Messies vs. Cleanies
Messies vs. Cleanies
Here’s my dilemma. When I live messy, I can’t find anything. When I live clean, I’ve thrown everything I need away. When I live messy, I dig through piles of junk mail trying to find the babysitter’s phone number. When I live clean, I realize her phone number was with a pile of junk mail that I threw in the trash yesterday. Either way, no phone number. I’m a person who is destined to never have the babysitter’s phone number. I understand this. I embrace this.
Messy people hide things. It’s what we do. Oh, we can have company quite frequently. The house looks stellar upon company’s arrival. What our company doesn’t know is what happened with a 30-gallon garbage bag an hour before they arrived. Messy people, take heart. I know you’re getting nervous thinking I’m going to reveal one of our trade secrets. Take a deep breath and remember that confession is good for the soul. Messy people “bag” things. There. I said it. We need a 12-step program for out-of-control “bagging.” Right before company comes, we get a clean 30-gallon garbage bag and we zoom through the house like the Tasmanian Devil on a mission to throw suntan lotion, junk mail, old magazines, flip flops, dirty dishes, clean clothes, unpaid bills, school permission slips, and overdue library books in a garbage bag. There have been times I’ve mistakenly “bagged” one of my children because they were sitting so still in front of the TV. The bag is then deposited in an undisclosed location to be dealt with at a later time.

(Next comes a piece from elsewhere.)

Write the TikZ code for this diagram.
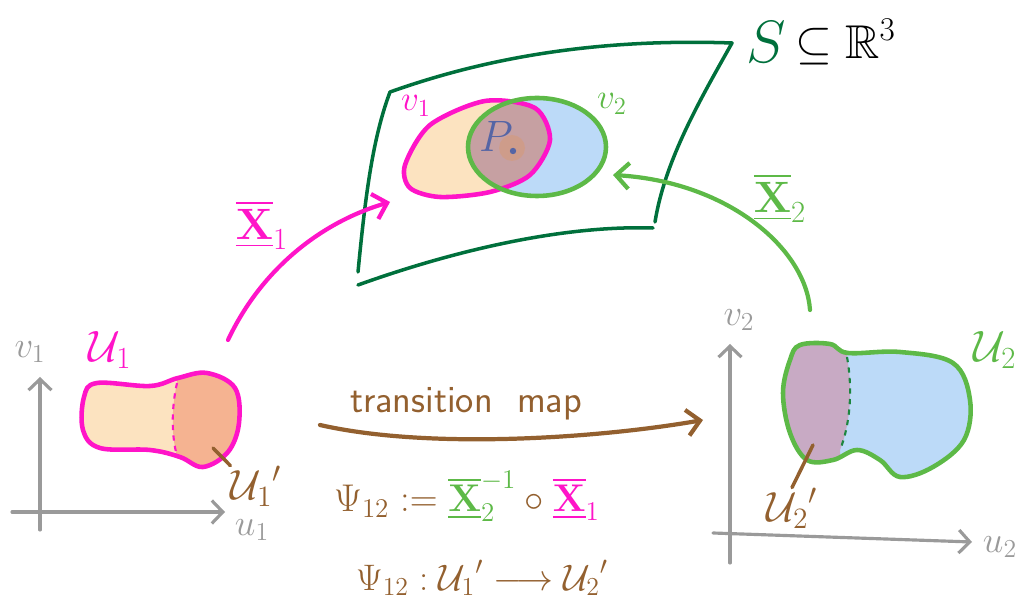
\documentclass[tikz,border=0pt]{standalone}
\usepackage{fix-cm}
\usepackage{amsmath,amssymb}
\usepackage{xcolor}
\usetikzlibrary{arrows.meta,positioning}

\definecolor{magX}{HTML}{FF14C8}
\definecolor{lgreen}{HTML}{5DB947}
\definecolor{dgreen}{HTML}{00703C}
\definecolor{brownT}{HTML}{93602F}
\definecolor{axisgray}{HTML}{9A9A9A}
\definecolor{fillO}{HTML}{FCE3C0}
\definecolor{fillP}{HTML}{F5B391}
\definecolor{fillB}{HTML}{BCDAF8}
\definecolor{fillM}{HTML}{C8AAC4}
\definecolor{fillV}{HTML}{C6A0A2}
\definecolor{pblue}{HTML}{5565A5}

\newcommand{\Xbar}{\underline{\overline{\mathbf{X}}}}
\newcommand{\shapeUone}{plot[smooth cycle, tension=0.6] coordinates {(97,383) (150,386) (178,378) (207,373) (235,388) (239,423) (228,452) (203,467) (180,457) (150,450) (100,448) (83,430) (84,397)}}
\newcommand{\shapeUtwo}{plot[smooth cycle, tension=0.6] coordinates {(800,345) (830,344) (848,353) (900,352) (953,363) (970,400) (964,440) (933,467) (900,477) (880,460) (857,450) (833,460) (807,460) (790,433) (783,393) (790,360)}}
\newcommand{\shapeVone}{plot[smooth cycle] coordinates {(405,165) (430,125) (485,101) (535,108) (550,140) (530,175) (490,192) (440,197) (410,188)}}
\newcommand{\shapeVtwo}{(537,147) ellipse [x radius=69, y radius=49]}

\begin{document}
\begin{tikzpicture}[
    x=0.02cm, y=-0.02cm,
    stroke/.style={line width=2.6pt, line cap=round, line join=round},
    axis/.style={draw=axisgray, line width=1.8pt, line cap=round,
        -{Straight Barb[length=2.2mm,width=4.6mm]}},
    maparrow/.style={line width=2.4pt, line cap=round,
        -{Straight Barb[length=2.6mm,width=5.2mm]}},
    leader/.style={draw=brownT, line width=2pt, line cap=round},
    lbl/.style={inner sep=0pt, font=\fontsize{25}{29}\selectfont},
    small/.style={inner sep=0pt, font=\fontsize{20}{24}\selectfont},
    axlbl/.style={inner sep=0pt, text=axisgray, font=\fontsize{21}{25}\selectfont}
]
\useasboundingbox (0,0) rectangle (1021,607);

% Surface S
\draw[dgreen, line width=2pt, line cap=round, line join=round]
    (358,272) .. controls (365,200) and (372,140) .. (390,92)
    .. controls (480,60) and (590,38) .. (732,43)
    .. controls (700,100) and (665,160) .. (655,222);
\draw[dgreen, line width=2pt, line cap=round]
    (358,285) .. controls (450,252) and (560,225) .. (653,228);
\node[lbl, text=dgreen, font=\fontsize{34}{38}\selectfont] (S) at (766,42) {$S$};
\node[lbl, anchor=west, font=\fontsize{27}{31}\selectfont] (R3) at (795,42) {$\subseteq\mathbb{R}^3$};

% V1 and V2 on the surface
\fill[fillO] \shapeVone;
\fill[fillB] \shapeVtwo;
\begin{scope}
    \clip \shapeVone;
    \fill[fillV] \shapeVtwo;
\end{scope}
\fill[fillP!70!brownT, opacity=0.5] (512,148) circle [radius=13];
\draw[magX, stroke] \shapeVone;
\draw[lgreen, stroke] \shapeVtwo;
\node[lbl, text=pblue] (P) at (496,136) {$P$};
\fill[pblue] (513,151) circle [radius=3.2];
\node[small, text=magX] (v1) at (416,106) {$v_1$};
\node[small, text=lgreen] (v2) at (612,104) {$v_2$};

% Chart 1
\coordinate (o1x) at (12,512);
\coordinate (e1x) at (225,512);
\coordinate (o1y) at (40,530);
\coordinate (e1y) at (40,377);
\draw[axis] (o1x) -- (e1x);
\draw[axis] (o1y) -- (e1y);
\node[axlbl] (v1ax) at (30,352) {$v_1$};
\node[axlbl] (u1ax) at (252,530) {$u_1$};

\begin{scope}
    \clip \shapeUone;
    \fill[fillO] (70,360) rectangle (260,480);
    \fill[fillP] (177,360) -- (177,383) .. controls (171,410) and (172,435) .. (176,452)
        -- (176,480) -- (260,480) -- (260,360) -- cycle;
\end{scope}
\draw[magX, line width=1.2pt, dashed] (177,383) .. controls (171,410) and (172,435) .. (176,452);
\draw[magX, stroke] \shapeUone;
\node[lbl, text=magX] (U1) at (110,350) {$\mathcal{U}_1$};
\node[lbl, text=brownT, font=\fontsize{24}{28}\selectfont] (U1p) at (256,486) {${\mathcal{U}_1}'$};
\coordinate (U1pin) at (213,448);
\draw[leader] (U1pin) -- (U1p.north west);

% Chart 2
\coordinate (o2x) at (713,533);
\coordinate (e2x) at (972,542);
\coordinate (o2y) at (730,563);
\coordinate (e2y) at (730,344);
\draw[axis] (o2x) -- (e2x);
\draw[axis] (o2y) -- (e2y);
\node[axlbl] (v2ax) at (739,320) {$v_2$};
\node[axlbl] (u2ax) at (1000,547) {$u_2$};

\begin{scope}
    \clip \shapeUtwo;
    \fill[fillB] (770,330) rectangle (990,490);
    \fill[fillM] (770,330) -- (847,330) -- (847,357) .. controls (853,390) and (850,425) .. (840,450)
        -- (840,490) -- (770,490) -- cycle;
\end{scope}
\draw[dgreen!70!lgreen, line width=1.2pt, dashed] (847,357) .. controls (853,390) and (850,425) .. (840,450);
\draw[lgreen, stroke] \shapeUtwo;
\node[lbl, text=lgreen] (U2) at (995,350) {$\mathcal{U}_2$};
\node[lbl, text=brownT, font=\fontsize{24}{28}\selectfont] (U2p) at (792,508) {${\mathcal{U}_2}'$};
\coordinate (U2pin) at (813,445);
\draw[leader] (U2pin) -- (U2p.north);

% Parametrisations
\draw[magX, maparrow] (228,340) .. controls (262,268) and (322,222) .. (390,202);
\node[lbl, text=magX] (X1) at (262,225) {$\Xbar_1$};
\draw[lgreen, maparrow] (810,310) .. controls (806,250) and (730,182) .. (613,175);
\node[lbl, text=lgreen] (X2) at (780,198) {$\Xbar_2$};

% Transition map
\draw[brownT, maparrow] (320,425) .. controls (430,450) and (600,438) .. (703,420);
\node[inner sep=0pt, text=brownT, font=\sffamily\fontsize{22}{26}\selectfont] (tm) at (466,404) {transition\ \ map};
\node[inner sep=0pt, text=brownT, font=\fontsize{22}{26}\selectfont] (psi) at (467,496)
    {$\Psi_{12} \mathrel{:=} \textcolor{lgreen}{\Xbar_2^{-1}} \circ \textcolor{magX}{\Xbar_1}$};
\node[inner sep=0pt, text=brownT, font=\fontsize{21}{25}\selectfont] (psimap) at (482,578)
    {$\Psi_{12} : {\mathcal{U}_1}' \longrightarrow {\mathcal{U}_2}'$};

\end{tikzpicture}
\end{document}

Clean people are still in shock after reading the “bagging” confession. I know. Clean people are saying to each other over coffee, “Gertrude, did she say she ‘bags’ things? What in the world does she mean? Why is she ‘bagging’ things? Why are there things that need to be ‘bagged’?”
Must I spell it out for you? Must I weep and pour out my very SOUL? Okay, Cleanies. I’m only going to explain this one time. Stuff is lying around our house in places it doesn’t belong. Yes, in places it doesn’t belong. Many of the items in our house have never even found a home. They’re indigent items. That’s how they end up in the bag of shame.
Clean people don’t “bag” things. But they need not feel haughty or self-righteous. Oh no. Clean people could use a 12-step program of their own. Cleanies have their own little rituals before company comes. They pick microscopic pieces of fuzz off the carpet. They sweep under rugs and use strange vacuum attachments. They even clean their oven. May I let you in on a little secret? Unless an animal has crawled into your oven and died a painful death, an oven doesn’t need to be cleaned. It’s an oven. It’s a place where you bake things. It’s not a tea room where you entertain guests. Cleanies, I’m saying this because I love you. On your death bed you may end up regretting the hours you spent cleaning the oven with that toxic substance. Think about why your messy friends live longer. Less exposure to cleaning fumes.
I’d love to keep writing about this ever-important subject. But company is on the way and my boys can’t find their shoes. Why can’t they remember to look in the garbage bag in the guest bathtub?